House Budget Committee Chairman Paul Ryan (R-Wis.) recently caused some trouble when he accused America’s military leadership of deliberately misleading Congress about Pentagon spending levels. It wasn’t obvious at the time, but the flap was evidence of a larger fissure between Republicans and the brass.
In this case, the Department of Defense and the Joint Chiefs want nearly $500 billion in spending cuts over the next decade. Ryan responded that they say they want the cuts, but he and Republicans think they’re lying, and prefer to give the Pentagon more money than it’s asked for.
Soon after, Senate Minority Leader Mitch McConnell (R-Ky.) backed Ryan up, saying Republicans “hear about” divisions at Defense about the budget. Though the Joint Chiefs say publicly they’re unanimous in their support of the plan, McConnell said Republicans are “aware of” the “dissent within the Pentagon.”
Kevin Baron has a new piece, effectively arguing that it’s time for the GOP to put up or shut up.

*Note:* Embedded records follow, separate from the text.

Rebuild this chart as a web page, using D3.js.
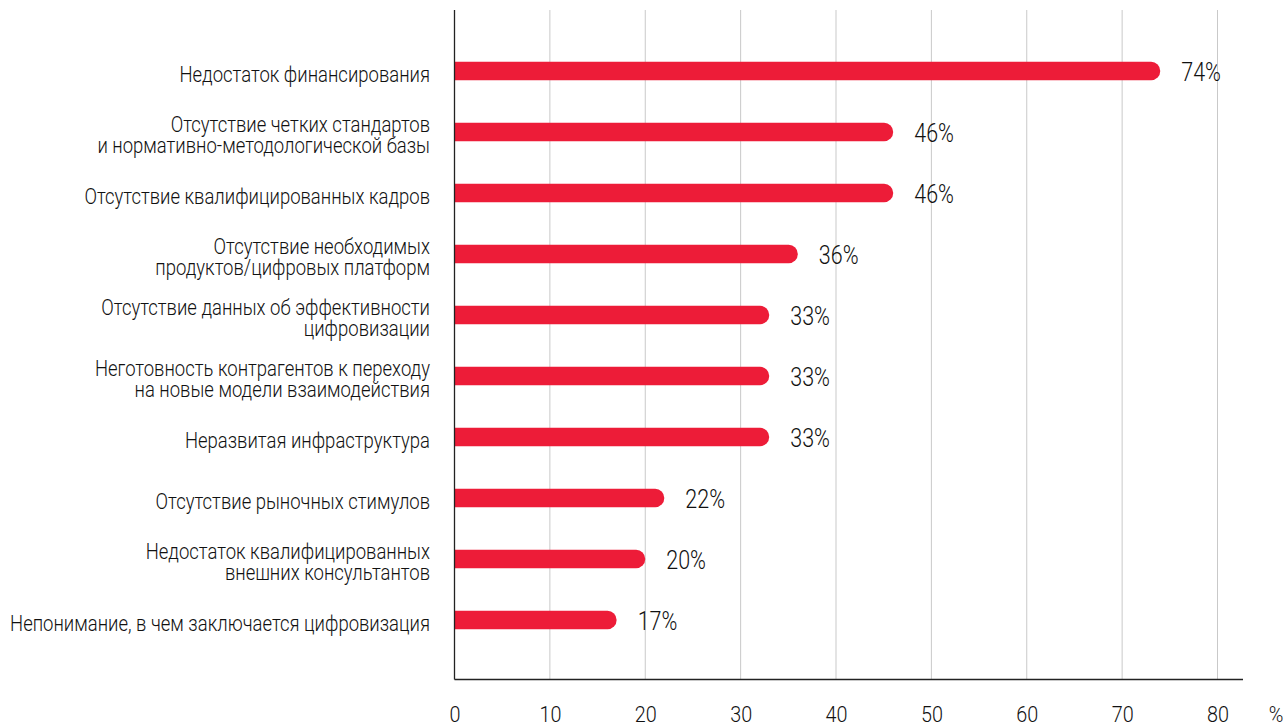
<!DOCTYPE html>
<html>
<head>
<meta charset="utf-8">
<script src="https://cdn.jsdelivr.net/npm/d3@7"></script>
<style>
  html, body { margin: 0; padding: 0; background: #fff; }
  svg { display: block; }
  .lbl { font-family: "Roboto", "Noto Sans", sans-serif; font-weight: 300; fill: #111; }
</style>
</head>
<body>
<svg id="chart" width="1286" height="726"></svg>
<script>
// Barriers to digitalisation, share of respondents (%)
const categories = [
  ["Недостаток финансирования"],
  ["Отсутствие четких стандартов", "и нормативно-методологической базы"],
  ["Отсутствие квалифицированных кадров"],
  ["Отсутствие необходимых", "продуктов/цифровых платформ"],
  ["Отсутствие данных об эффективности", "цифровизации"],
  ["Неготовность контрагентов к переходу", "на новые модели взаимодействия"],
  ["Неразвитая инфраструктура"],
  ["Отсутствие рыночных стимулов"],
  ["Недостаток квалифицированных", "внешних консультантов"],
  ["Непонимание, в чем заключается цифровизация"]
];
const values = [74, 46, 46, 36, 33, 33, 33, 22, 20, 17];
const xTicks = [0, 10, 20, 30, 40, 50, 60, 70, 80];
const unitLabel = "%";

// narrow look: text is squeezed horizontally around its anchor point
const SX = 0.9;
const SX_CAT = 0.86;

const svg = d3.select("#chart");
const plotLeft = 454.5, plotRight = 1217.5, plotTop = 10, plotBottom = 679.5;

const x = d3.scaleLinear().domain([0, 80]).range([plotLeft, plotRight]);
const y = d3.scaleBand()
  .domain(d3.range(categories.length))
  .range([40.5, 650.5])
  .paddingInner(0.7)
  .paddingOuter(0.35);

// vertical gridlines
svg.append("g")
  .selectAll("line")
  .data(xTicks.filter(t => t > 0))
  .join("line")
  .attr("x1", d => x(d)).attr("x2", d => x(d))
  .attr("y1", plotTop).attr("y2", plotBottom)
  .attr("stroke", "#c9c9c9").attr("stroke-width", 1);

// bottom axis: labels only, line drawn separately
const xAxis = d3.axisBottom(x).tickValues(xTicks).tickSize(0);
const gx = svg.append("g").attr("transform", `translate(0,${plotBottom})`).call(xAxis);
gx.select(".domain").remove();
gx.selectAll(".tick text")
  .attr("class", "lbl")
  .attr("y", 0).attr("dy", null)
  .attr("transform", `translate(0,42.5) scale(${SX},1)`)
  .attr("fill", "#111")
  .attr("font-family", null).attr("font-size", null)
  .style("font-size", "22px");
svg.append("line")
  .attr("x1", plotLeft).attr("x2", 1243)
  .attr("y1", plotBottom).attr("y2", plotBottom)
  .attr("stroke", "#222").attr("stroke-width", 1.3);
svg.append("text")
  .attr("class", "lbl")
  .attr("text-anchor", "middle")
  .attr("transform", `translate(1276,${plotBottom + 42.5}) scale(${SX},1)`)
  .style("font-size", "22px")
  .text(unitLabel);

// bars: square at the axis, rounded at the end
const bh = y.bandwidth();
svg.append("g")
  .selectAll("path")
  .data(values)
  .join("path")
  .attr("fill", "#ed1c38")
  .attr("d", (d, i) => {
    const y0 = y(i), x0 = x(0), x1 = x(d), r = bh / 2;
    return `M${x0},${y0}H${x1 - r}A${r},${r} 0 0 1 ${x1 - r},${y0 + bh}H${x0}Z`;
  });

// value labels
svg.append("g")
  .selectAll("text")
  .data(values)
  .join("text")
  .attr("class", "lbl")
  .attr("transform", (d, i) => `translate(${x(d) + 21},${y(i) + bh / 2 + 10}) scale(0.86,1)`)
  .style("font-size", "25px")
  .text(d => d + "%");

// category labels, right aligned
const cl = svg.append("g")
  .selectAll("text")
  .data(categories)
  .join("text")
  .attr("class", "lbl")
  .attr("text-anchor", "end")
  .style("font-size", "21.5px")
  .attr("transform", (d, i) => `translate(430,${y(i) + bh / 2 + 10.8}) scale(${SX_CAT},1)`);
cl.selectAll("tspan")
  .data(d => d.map((t, k) => ({ t, k, n: d.length })))
  .join("tspan")
  .attr("x", 0)
  .attr("y", d => (d.k - (d.n - 1) / 2) * 21)
  .text(d => d.t);

// vertical axis line
svg.append("line")
  .attr("x1", plotLeft).attr("x2", plotLeft)
  .attr("y1", plotTop).attr("y2", plotBottom)
  .attr("stroke", "#222").attr("stroke-width", 1.3);
</script>
</body>
</html>
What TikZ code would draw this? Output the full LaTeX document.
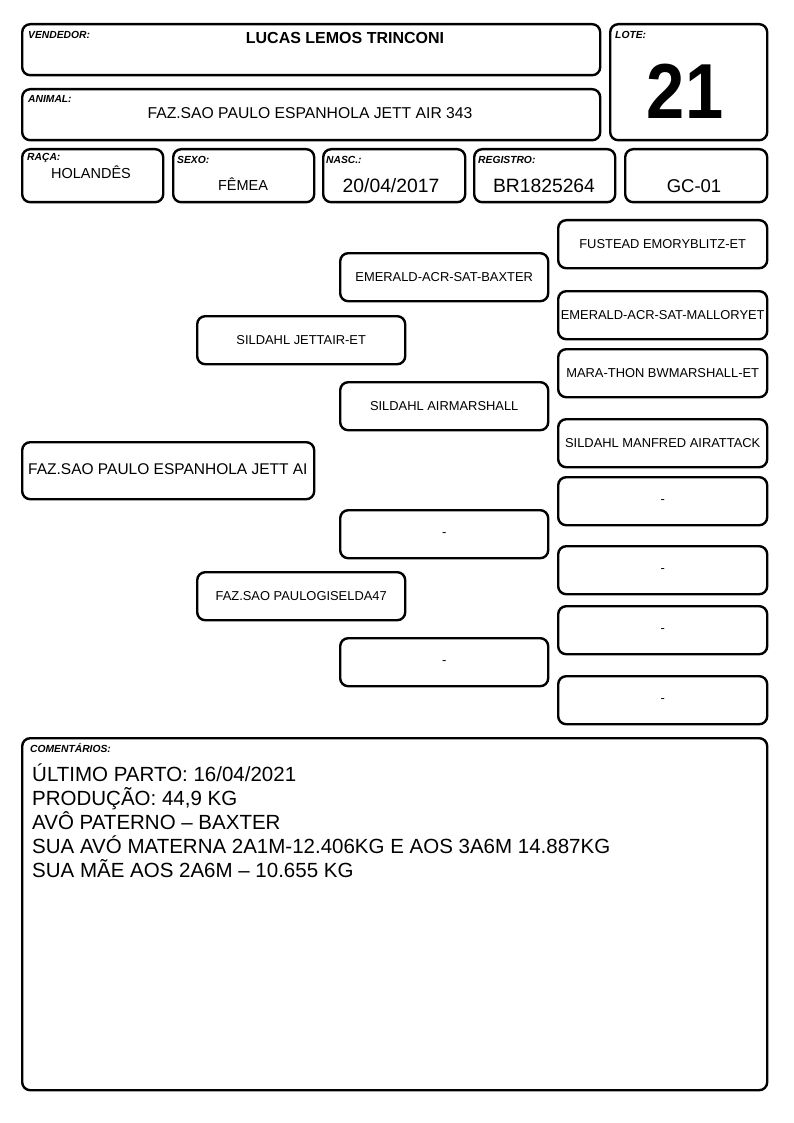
\documentclass[tikz,border=0pt]{standalone}
\usepackage{fontspec}
\setmainfont{Liberation Sans}
\newfontfamily\nf[FakeStretch=0.88]{Liberation Sans}
\begin{document}
\begin{tikzpicture}[x=1pt,y=-1pt,
  box/.style={draw,line width=2.4pt,rounded corners=8pt,anchor=north west,inner sep=0pt,fill=white},
  lbl/.style={anchor=west,inner sep=0pt,font=\fontsize{10.3}{11}\selectfont\bfseries\itshape},
  val/.style={inner sep=0pt,font=\fontsize{17}{18}\selectfont},
  ped/.style={box,font=\fontsize{12.9}{14}\selectfont,minimum width=208pt,minimum height=48pt,anchor=north west},
  comline/.style={anchor=base west,inner sep=0pt,font=\fontsize{20.5}{24}\selectfont}]
\useasboundingbox[fill=white] (0,0) rectangle (794,1123);
% header boxes
\node[box,minimum width=578pt,minimum height=51pt] (vend) at (21,23) {};
\node[box,minimum width=578pt,minimum height=51pt] (anim) at (21,88) {};
\node[box,minimum width=157pt,minimum height=116pt] (lote) at (609,23) {};
\node[box,minimum width=141pt,minimum height=53pt] (raca) at (21,148) {};
\node[box,minimum width=141pt,minimum height=53pt] (sexo) at (172,148) {};
\node[box,minimum width=142pt,minimum height=53pt] (nasc) at (322,148) {};
\node[box,minimum width=141pt,minimum height=53pt] (reg) at (473,148) {};
\node[box,minimum width=142pt,minimum height=53pt] (gc) at (624,148) {};
\node[lbl] (vendl) at (28,35) {VENDEDOR:};
\node[val,font=\fontsize{16}{18}\selectfont\bfseries] (vendv) at (345,38) {LUCAS LEMOS TRINCONI};
\node[lbl] (animl) at (28,99) {ANIMAL:};
\node[val,font=\fontsize{15.7}{18}\selectfont] (animv) at (310,113) {FAZ.SAO PAULO ESPANHOLA JETT AIR 343};
\node[lbl] (lotel) at (615,35) {LOTE:};
\node[inner sep=0pt,font=\nf\fontsize{78}{80}\selectfont\bfseries] (lotev) at (685,91) {21};
\node[lbl] (racal) at (27,158) {RAÇA:};
\node[val,font=\fontsize{14.5}{18}\selectfont] (racav) at (91,172) {HOLANDÊS};
\node[lbl] (sexol) at (177,160) {SEXO:};
\node[val,font=\fontsize{14.5}{18}\selectfont] (sexov) at (243,184) {FÊMEA};
\node[lbl] (nascl) at (326,160) {NASC.:};
\node[val,font=\fontsize{19.3}{20}\selectfont] (nascv) at (391,186) {20/04/2017};
\node[lbl] (regl) at (478,160) {REGISTRO:};
\node[val,font=\fontsize{19.3}{20}\selectfont] (regv) at (544,186) {BR1825264};
\node[val,font=\fontsize{18.5}{20}\selectfont] (gcv) at (694,186) {GC-01};
% pedigree
\node[ped,minimum width=292pt,minimum height=57pt] (p0) at (21,441) {};
\node[anchor=west,inner sep=0pt,font=\fontsize{15.5}{18}\selectfont] (p0t) at (28,469) {FAZ.SAO PAULO ESPANHOLA JETT AI};
\node[ped] (p1) at (196,315) {SILDAHL JETTAIR-ET};
\node[ped] (p2) at (196,571) {FAZ.SAO PAULOGISELDA47};
\node[ped] (p11) at (339,252) {EMERALD-ACR-SAT-BAXTER};
\node[ped] (p12) at (339,381) {SILDAHL AIRMARSHALL};
\node[ped] (p21) at (339,509) {-};
\node[ped] (p22) at (339,637) {-};
\node[ped,minimum width=209pt] (p111) at (557,219) {FUSTEAD EMORYBLITZ-ET};
\node[ped,minimum width=209pt] (p112) at (557,290) {EMERALD-ACR-SAT-MALLORYET};
\node[ped,minimum width=209pt] (p121) at (557,348) {MARA-THON BWMARSHALL-ET};
\node[ped,minimum width=209pt] (p122) at (557,418) {SILDAHL MANFRED AIRATTACK};
\node[ped,minimum width=209pt] (p211) at (557,476) {-};
\node[ped,minimum width=209pt] (p212) at (557,545) {-};
\node[ped,minimum width=209pt] (p221) at (557,605) {-};
\node[ped,minimum width=209pt] (p222) at (557,675) {-};
% comments
\node[box,minimum width=745pt,minimum height=352pt] (com) at (21,737) {};
\node[lbl] (coml) at (30,748) {COMENTÁRIOS:};
\node[comline] (c1) at (32,781) {ÚLTIMO PARTO: 16/04/2021};
\node[comline] (c2) at (32,805) {PRODUÇÃO: 44,9 KG};
\node[comline] (c3) at (32,829) {AVÔ PATERNO – BAXTER};
\node[comline] (c4) at (32,853) {SUA AVÓ MATERNA 2A1M-12.406KG E AOS 3A6M 14.887KG};
\node[comline] (c5) at (32,877) {SUA MÃE AOS 2A6M – 10.655 KG};
\end{tikzpicture}
\end{document}
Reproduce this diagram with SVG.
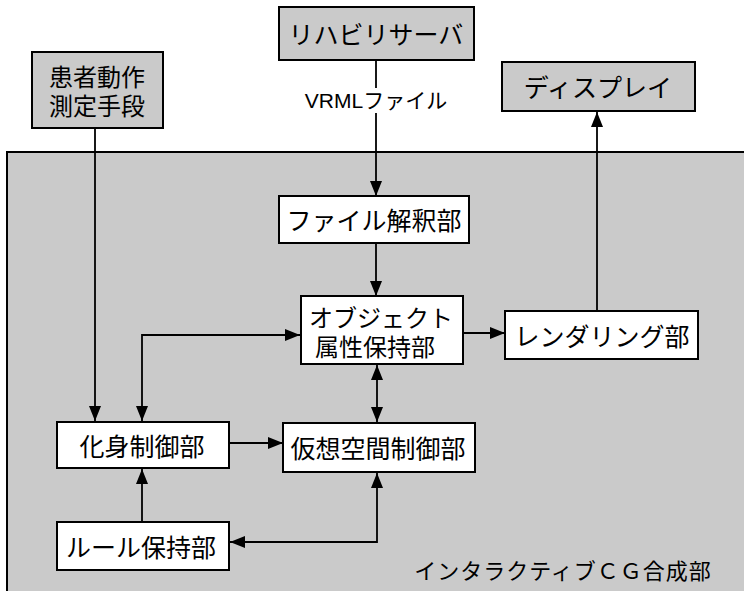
<svg xmlns="http://www.w3.org/2000/svg" width="744" height="591" viewBox="0 0 744 591">
<style>
  .shade { fill: #cacaca; stroke: #000; stroke-width: 2; }
  .white { fill: #fff; stroke: #000; stroke-width: 2; }
  .t { font-family: "Noto Sans CJK JP", "Liberation Sans", sans-serif; font-size: 25px; fill: #000; text-anchor: middle; dominant-baseline: central; }
  .lbl { font-family: "Liberation Sans", "Noto Sans CJK JP", sans-serif; font-size: 21px; fill: #000; }
  .con { fill: none; stroke: #000; stroke-width: 1.8; }
</style>
<defs>
  <marker id="ah" markerUnits="userSpaceOnUse" markerWidth="16" markerHeight="13" refX="15" refY="6" orient="auto-start-reverse">
    <path d="M0,0 L15,6 L0,12 z" fill="#000"/>
  </marker>
</defs>
<rect width="744" height="591" fill="#fff"/>

<g id="interactive-cg">
  <rect class="shade" x="7" y="152" width="760" height="460"/>
  <text class="t" x="563" y="569" style="font-size:22px;letter-spacing:1px">インタラクティブＣＧ合成部</text>
</g>

<g id="patient-sensor">
  <rect class="shade" x="32" y="52" width="131" height="76"/>
  <text class="t" x="97" y="75" style="font-size:24px"><tspan x="97" y="75">患者動作</tspan><tspan x="97" y="104">測定手段</tspan></text>
</g>

<g id="rehab-server">
  <rect class="shade" x="279" y="7" width="195" height="53"/>
  <text class="t" x="376" y="33">リハビリサーバ</text>
</g>

<g id="display">
  <rect class="shade" x="502" y="62" width="193" height="49"/>
  <text class="t" x="598" y="86">ディスプレイ</text>
</g>

<g id="file-parser">
  <rect class="white" x="279" y="196" width="190" height="47"/>
  <text class="t" x="374" y="219">ファイル解釈部</text>
</g>

<g id="object-attr">
  <rect class="white" x="301" y="296" width="162" height="68"/>
  <text class="t" x="381" y="316" style="font-size:24px"><tspan x="381" y="316">オブジェクト</tspan><tspan x="375" y="345">属性保持部</tspan></text>
</g>

<g id="renderer">
  <rect class="white" x="505" y="311" width="193" height="48"/>
  <text class="t" x="602" y="335">レンダリング部</text>
</g>

<g id="avatar-control">
  <rect class="white" x="57" y="422" width="172" height="46"/>
  <text class="t" x="142" y="445">化身制御部</text>
</g>

<g id="vspace-control">
  <rect class="white" x="283" y="423" width="192" height="49"/>
  <text class="t" x="378" y="447">仮想空間制御部</text>
</g>

<g id="rule-holder">
  <rect class="white" x="57" y="522" width="172" height="48"/>
  <text class="t" x="141" y="546">ルール保持部</text>
</g>

<g id="connectors">
  <line class="con" x1="95" y1="128" x2="95" y2="421" marker-end="url(#ah)"/>
  <line class="con" x1="376" y1="60" x2="376" y2="88"/>
  <line class="con" x1="376" y1="113" x2="376" y2="196" marker-end="url(#ah)"/>
  <text class="lbl" x="376" y="108" text-anchor="middle">VRMLファイル</text>
  <line class="con" x1="376" y1="243" x2="376" y2="296" marker-end="url(#ah)"/>
  <line class="con" x1="463" y1="333" x2="505" y2="333" marker-end="url(#ah)"/>
  <line class="con" x1="597" y1="311" x2="597" y2="112" marker-end="url(#ah)"/>
  <path class="con" d="M300,335 H142 V421" marker-start="url(#ah)" marker-end="url(#ah)"/>
  <line class="con" x1="377" y1="365" x2="377" y2="422" marker-start="url(#ah)" marker-end="url(#ah)"/>
  <line class="con" x1="229" y1="443" x2="283" y2="443" marker-end="url(#ah)"/>
  <line class="con" x1="142" y1="522" x2="142" y2="469" marker-end="url(#ah)"/>
  <path class="con" d="M377,473 V542 H230" marker-start="url(#ah)" marker-end="url(#ah)"/>
</g>
</svg>
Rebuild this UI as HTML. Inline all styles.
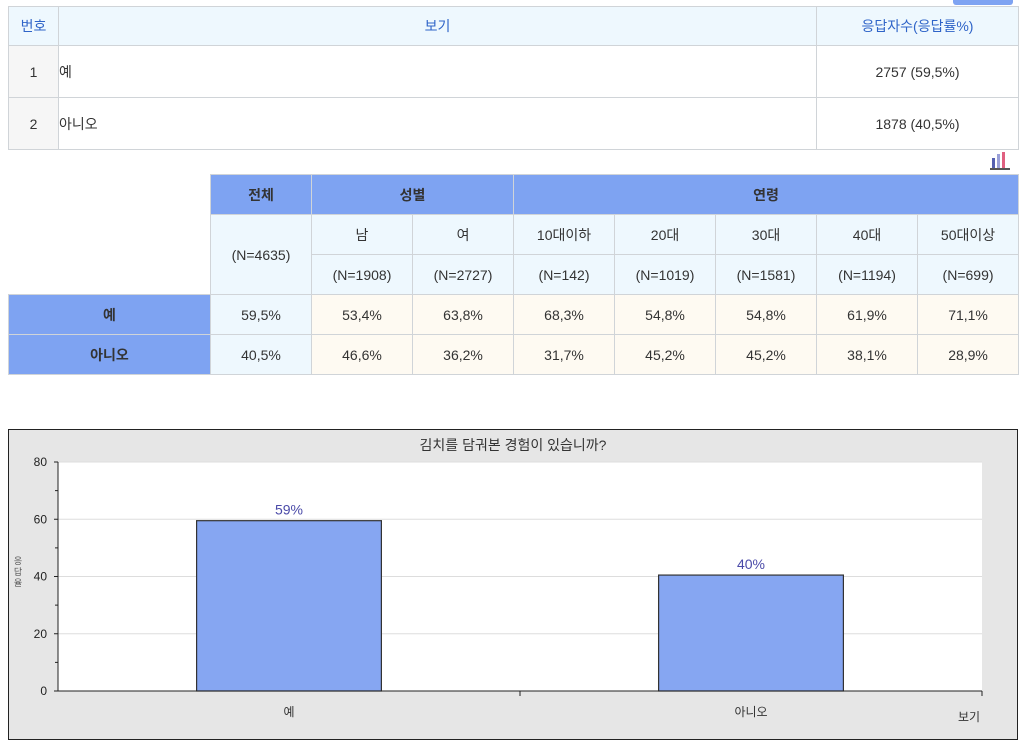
<!DOCTYPE html>
<html><head><meta charset="utf-8"><style>
body{margin:0;width:1023px;height:749px;background:#fff;position:relative;overflow:hidden;font-family:"Liberation Sans","Noto Sans CJK KR",sans-serif;font-size:14px}
.abs{position:absolute;box-sizing:border-box}
table{border-collapse:collapse;position:absolute;table-layout:fixed}
td{border:1px solid #d0d4d8;text-align:center;padding:0;box-sizing:border-box}
.t1 td{color:#333}
.t1 .h{background:#eef8fe;color:#2f64c8}
.t2 td{height:40px;color:#333}
.b{background:#7ea3f2;color:#fff;font-weight:bold}
.l{background:#eef8fe;color:#2f64c8}
.c{background:#fefaf2}
</style></head><body>
<div class="abs" style="left:953px;top:-4px;width:60px;height:9px;background:#7ea3f2;border-radius:3px"></div>
<table class="t1" style="left:8px;top:6px;width:1010px;border-bottom:1px dotted #4a7cd0">
<colgroup><col style="width:50px"><col style="width:758px"><col style="width:202px"></colgroup>
<tr style="height:39px"><td class="h">번호</td><td class="h">보기</td><td class="h">응답자수(응답률%)</td></tr>
<tr style="height:52px"><td style="background:#f6f6f6">1</td><td style="text-align:left">예</td><td>2757 (59,5%)</td></tr>
<tr style="height:52px"><td style="background:#f6f6f6">2</td><td style="text-align:left">아니오</td><td>1878 (40,5%)</td></tr>
</table>
<svg class="abs" style="left:989px;top:150px" width="22" height="20"><rect x="3" y="8" width="3" height="10" fill="#5560b0"/><rect x="8" y="4" width="3" height="14" fill="#9aa0d8"/><rect x="13" y="2" width="3" height="16" fill="#e06080"/><rect x="1" y="18" width="20" height="2" fill="#555"/></svg>
<table class="t2" style="left:8px;top:174px;width:1010px">
<colgroup><col style="width:202px"><col span="8" style="width:101px"></colgroup>
<tr><td rowspan="3" style="border:none;border-right:1px solid #d0d4d8"></td><td class="b">전체</td><td class="b" colspan="2">성별</td><td class="b" colspan="5">연령</td></tr>
<tr><td class="l" rowspan="2">(N=4635)</td><td class="l">남</td><td class="l">여</td><td class="l">10대이하</td><td class="l">20대</td><td class="l">30대</td><td class="l">40대</td><td class="l">50대이상</td></tr>
<tr><td class="l">(N=1908)</td><td class="l">(N=2727)</td><td class="l">(N=142)</td><td class="l">(N=1019)</td><td class="l">(N=1581)</td><td class="l">(N=1194)</td><td class="l">(N=699)</td></tr>
<tr><td class="b">예</td><td class="l">59,5%</td><td class="c">53,4%</td><td class="c">63,8%</td><td class="c">68,3%</td><td class="c">54,8%</td><td class="c">54,8%</td><td class="c">61,9%</td><td class="c">71,1%</td></tr>
<tr><td class="b">아니오</td><td class="l">40,5%</td><td class="c">46,6%</td><td class="c">36,2%</td><td class="c">31,7%</td><td class="c">45,2%</td><td class="c">45,2%</td><td class="c">38,1%</td><td class="c">28,9%</td></tr>
</table>
<svg id="chart" class="abs" style="left:0;top:0" width="1023" height="749" font-family="Liberation Sans, Noto Sans CJK KR, sans-serif"></svg>
<script>
const categories=["예","아니오"];
const values=[59.5,40.5];
const valueLabels=["59%","40%"];
const yTicks=[0,20,40,60,80];
const NS="http://www.w3.org/2000/svg";
const svg=document.getElementById("chart");
function mk(t,a,txt){const e=document.createElementNS(NS,t);for(const k in a)e.setAttribute(k,a[k]);if(txt!==undefined)e.textContent=txt;svg.appendChild(e);return e;}
const X0=58,X1=982,Y0=691,Y1=462,YMAX=80;
const y=v=>Y0-(v/YMAX)*(Y0-Y1);
const bw=(X1-X0)/categories.length;
const xc=i=>X0+bw*(i+0.5);
let e;
e=mk("rect",{x:8.5,y:429.5,width:1009,height:310,fill:"#e6e6e6",stroke:"#222"});


e=mk("rect",{x:X0,y:Y1,width:X1-X0,height:Y0-Y1,fill:"#fff"});


e=mk("text",{x:513,y:450,"text-anchor":"middle","font-size":14,fill:"#333"},"김치를 담궈본 경험이 있습니까?");


yTicks.forEach(v=>{
  if(v>0){e=mk("line",{x1:X0,x2:X1,y1:y(v),y2:y(v),stroke:"#ddd"});
  
  }
  e=mk("text",{x:47,y:y(v)+4,"text-anchor":"end","font-size":12,fill:"#222"},String(v));
  
  
  mk("line",{x1:X0-4,x2:X0,y1:y(v),y2:y(v),stroke:"#222"});
  if(v<80)mk("line",{x1:X0-3,x2:X0,y1:y(v+10),y2:y(v+10),stroke:"#222"});
});
categories.forEach((c,i)=>{
  const h=Y0-y(values[i]);
  e=mk("rect",{x:xc(i)-bw*0.2,y:y(values[i]),width:bw*0.4,height:h,fill:"#86a6f2",stroke:"#333","stroke-width":1.2});
  
  
  e=mk("text",{x:xc(i),y:y(values[i])-6,"text-anchor":"middle","font-size":14,fill:"#4a4aa8"},valueLabels[i]);
  
  
  e=mk("text",{x:xc(i),y:716,"text-anchor":"middle","font-size":12,fill:"#333"},c);
  
  
  if(i>0)mk("line",{x1:X0+bw*i,x2:X0+bw*i,y1:Y0,y2:Y0+5,stroke:"#222"});
});
mk("line",{x1:X0,x2:X0,y1:Y1,y2:Y0,stroke:"#222"});
mk("line",{x1:X0,x2:X1,y1:Y0,y2:Y0,stroke:"#222"});
mk("line",{x1:X1,x2:X1,y1:Y0,y2:Y0+5,stroke:"#222"});
e=mk("text",{x:958,y:721,"font-size":12,fill:"#333"},"보기");


["응","답","율"].forEach((ch,i)=>{
  e=mk("text",{x:18,y:564+i*11,"text-anchor":"middle","font-size":9,fill:"#555"},ch);
  
  
});
</script>
</body></html>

If the senior-most Republican in the Senate knows of dissenters in the senior ranks, it’s time to produce them. Put them on the witness stand and roll tape. Under the protection of giving their “best military advice,” heretofore silent dissenters should tell the public why they oppose what the administration has put forth. This is national security, after all, and the nation is at war. […]
For a year, Republican members and conservative hawks off Capitol Hill have been saying that the military needs a bigger budget than Obama is willing to provide. While the Joint Chiefs signed off on a new strategic guidance for smaller and more-agile armed forces, conservatives have stayed their course, arguing that the Defense Department needs more troops and weapons. That’s not what the members of Joint Chiefs of Staff testified that they wanted. It’s not what a host of other senior U.S. combat commanders and program officers have testified under oath that the U.S. requires.
Baron added that we’re looking at a “GOP-versus-the-Generals” theme that “only threatens to grow.”